FRANCISCO MOUAT
Viajan dentro de uno a donde vayamos. No piden permiso para ser recordados. Los llevamos a cuestas. Afortunadamente para nuestro espíritu, la evocación que hacemos de ellos suele disminuir en intensidad conforme avanza el tiempo. A veces vienen en un envase absurdo, o a través de imágenes fugaces y detalles nimios que, sin embargo, podrían parecerse a la eternidad, si es que ella existe en algún ámbito de la vida. Hablo de nuestros muertos. De esa lista abierta que nos acompaña y con la que nos acostumbramos a vivir. Una lista abierta y en movimiento continuo. Lo que no recordamos hoy puede aparecer mañana con extraordinario detalle.
Del colegio son el primero y el último de mis muertos.
El primero: un muchacho que murió de leucemia cuando yo tenía doce o trece años, un alumno de la sala de al lado. Se llamaba Ciro Rayo. Imposible olvidar su nombre, su elocuente apellido. Cómo no asociarlo a estos versos de Miguel Hernández: "En Orihuela, su pueblo y el mío, se me ha muerto como un rayo Ramón Sijé, con quien tanto quería".

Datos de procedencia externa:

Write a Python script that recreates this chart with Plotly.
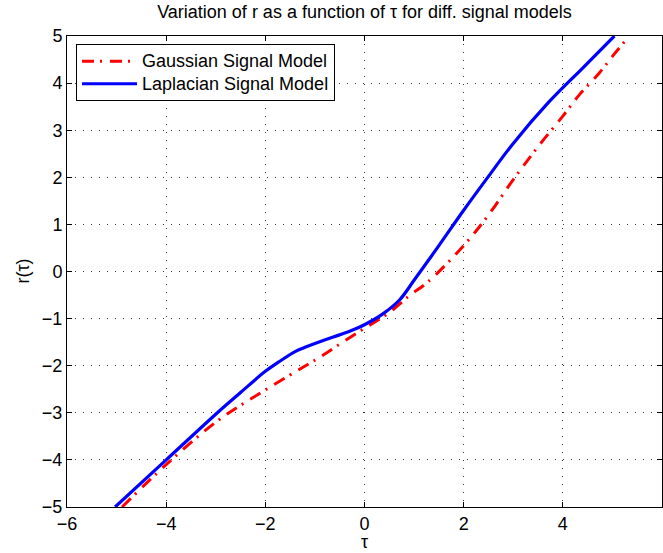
import plotly.graph_objects as go

# Laplacian signal model (blue, solid)
lap_tau = [-5.03, -4.0, -3.0, -2.5, -2.0, -1.7, -1.4, -1.2, -1.0, -0.63, -0.3, 0.0, 0.37, 0.71, 1.01, 1.5, 2.0, 2.5, 3.0, 3.72, 4.4, 5.04]
lap_r = [-5.0, -4.0, -3.03, -2.57, -2.12, -1.9, -1.7, -1.61, -1.53, -1.39, -1.27, -1.13, -0.9, -0.6, -0.17, 0.55, 1.3, 2.02, 2.72, 3.6, 4.32, 5.0]

# Gaussian signal model (red, dash-dot)
gau_tau = [-4.89, -4.0, -3.0, -2.24, -1.3, -0.9, -0.44, 0.04, 0.48, 0.91, 1.28, 2.0, 2.5, 3.0, 3.5, 4.0, 4.34, 4.74, 5.04, 5.32]
gau_r = [-5.0, -4.1, -3.2, -2.67, -2.07, -1.82, -1.5, -1.18, -0.89, -0.51, -0.22, 0.55, 1.2, 1.95, 2.65, 3.3, 3.76, 4.22, 4.62, 4.97]

x_ticks = [-6, -4, -2, 0, 2, 4, 6]
y_ticks = [-5, -4, -3, -2, -1, 0, 1, 2, 3, 4, 5]

FONT = "Liberation Sans, Arial, Helvetica, sans-serif"
FS = 18


def big(txt):
    return '<span style="font-size:18px">' + txt + '</span>'


fig = go.Figure()
fig.add_trace(go.Scatter(
    x=gau_tau, y=gau_r, mode="lines", name=big("Gaussian Signal Model"),
    line=dict(color="#ff0000", width=3, dash="12px,6px,2px,8px", shape="spline", smoothing=1.0),
))
fig.add_trace(go.Scatter(
    x=lap_tau, y=lap_r, mode="lines", name=big("Laplacian Signal Model"),
    line=dict(color="#0000ff", width=3.2, shape="spline", smoothing=1.0),
))

axis_common = dict(
    showline=True, linecolor="black", linewidth=1, mirror="ticks",
    ticks="inside", ticklen=5, tickcolor="black", tickwidth=1,
    showgrid=True, gridcolor="#333333", gridwidth=1, griddash="1px,7px",
    zeroline=False, tickfont=dict(family=FONT, size=FS, color="black"),
)

fig.update_layout(
    width=663, height=553,
    margin=dict(l=67, r=1, t=36, b=46),
    paper_bgcolor="white", plot_bgcolor="white",
    font=dict(family=FONT, size=FS, color="black"),
    title=dict(text="Variation of r as a function of τ for diff. signal models",
               x=0.5, xref="paper", xanchor="center",
               y=1 - 12 / 553, yref="container", yanchor="middle",
               font=dict(family=FONT, size=FS, color="black")),
    xaxis=dict(range=[-6, 6], tickvals=x_ticks, **axis_common),
    yaxis=dict(range=[-5, 5], tickvals=y_ticks, **axis_common),
    legend=dict(x=(76 - 67) / 595, y=(507 - 44) / 471, xanchor="left", yanchor="top",
                bgcolor="white", bordercolor="black", borderwidth=1,
                font=dict(family=FONT, size=15, color="black"),
                itemwidth=55, tracegroupgap=0),
    showlegend=True,
)

fig.add_annotation(text="τ", xref="paper", yref="paper", x=0.5, y=-(542 - 507) / 471,
                   xanchor="center", yanchor="middle", showarrow=False,
                   font=dict(family=FONT, size=FS, color="black"))
fig.add_annotation(text="r(τ)", xref="paper", yref="paper", x=-(67 - 22) / 595, y=0.5,
                   xanchor="center", yanchor="middle", showarrow=False, textangle=-90,
                   font=dict(family=FONT, size=FS, color="black"))

fig.write_html("out.html", config={"displayModeBar": False},
               post_script="document.body.style.margin='0px';")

El último: el papá de un compañero de uno de mis hijos, hace apenas unos días. Vivía desde hacía poco en Antofagasta, le decíamos Pollo, era el mejor futbolista de todos los apoderados del curso, y se mató andando en moto, estrellándose contra una micro. Cuando me llamaron para informar su muerte, quedé un momento en silencio, y de inmediato vino a mi mente la última vez que estuvimos juntos, cuando jugamos pimpón durante un buen rato en la casa donde se celebraba el cumpleaños de su hijo Simón. Así vive uno con sus muertos: trayéndolos a la vida en escenas pretéritas, resucitándolos en sueños, recordando el último día.
Es una vorágine de nunca acabar. Evoco el colegio y voy más atrás todavía, a cuando tenía ocho o nueve años y la hermana mayor de un compañero de curso y amigo se mató en auto rumbo a Papudo, donde ellos tenían casa. Varias veces en que he pasado por ese pequeño puente en la carretera donde fue el accidente, se me viene la imagen del auto destrozado que seguramente vi en el diario y jamás olvidé, y me acuerdo de ella, la hermana mayor, una morena de ojos claros, y de mi amigo, el hermano menor, y vuelvo a ver a su padre cargando el ataúd a la salida de una iglesia de calle Isabel la Católica, y verifico que esto sucedió hace casi cuarenta años.
Hace poco soñé con mi abuelo Arnaldo, muerto en 2003 después de una vida impresionantemente larga, de casi un siglo. Estaba vivo en el sueño, y sonreía. Llegaba a mi casa por sus propios medios, tocaba la puerta, y conversábamos animadamente. A él lo vi la última vez en esas piezas de las clínicas que uno no imagina que existen, a donde van a dar los muertos antes de que el servicio funerario los meta en un cajón. Ahí estaba mi abuelo, vestido ya, y yo aguantando el llanto y la impresión de verlo inmóvil sobre una camilla.
En el cuento Los otros, de Julio Ramón Ribeyro, el peruano habla de sus muertos como si en cualquier momento fuesen a surgir de entre las sombras: "Pero es sólo una ilusión. Los otros ya no están. Los otros se fueron definitivamente de aquí y de la memoria de todos, salvo quizás de mi memoria y de las páginas de este relato, donde emprenderán tal vez una nueva vida, tan precaria como la primera, pues los libros y lo que ellos contienen se irán también de aquí, como los otros".
Cuando murió Ciro Rayo y se hizo una misa en el colegio, no quise acercarme al ataúd. Me daba miedo verlo muerto. El mismo miedo que sentí cuando se murió un hermano de mi papá, joven, de cáncer, y vi de lejos cómo mi abuela lloraba desgarradoramente en el cementerio. Quisiéramos a veces liberarnos de estos recuerdos, pero yo al menos no puedo. Es una lucha estéril. No hay día en que pase por Irene Morales con la Alameda y no piense en mi amigo Miguel Budnik, que a pocos metros de allí fue atropellado por una micro y ya no supo más de esta vida.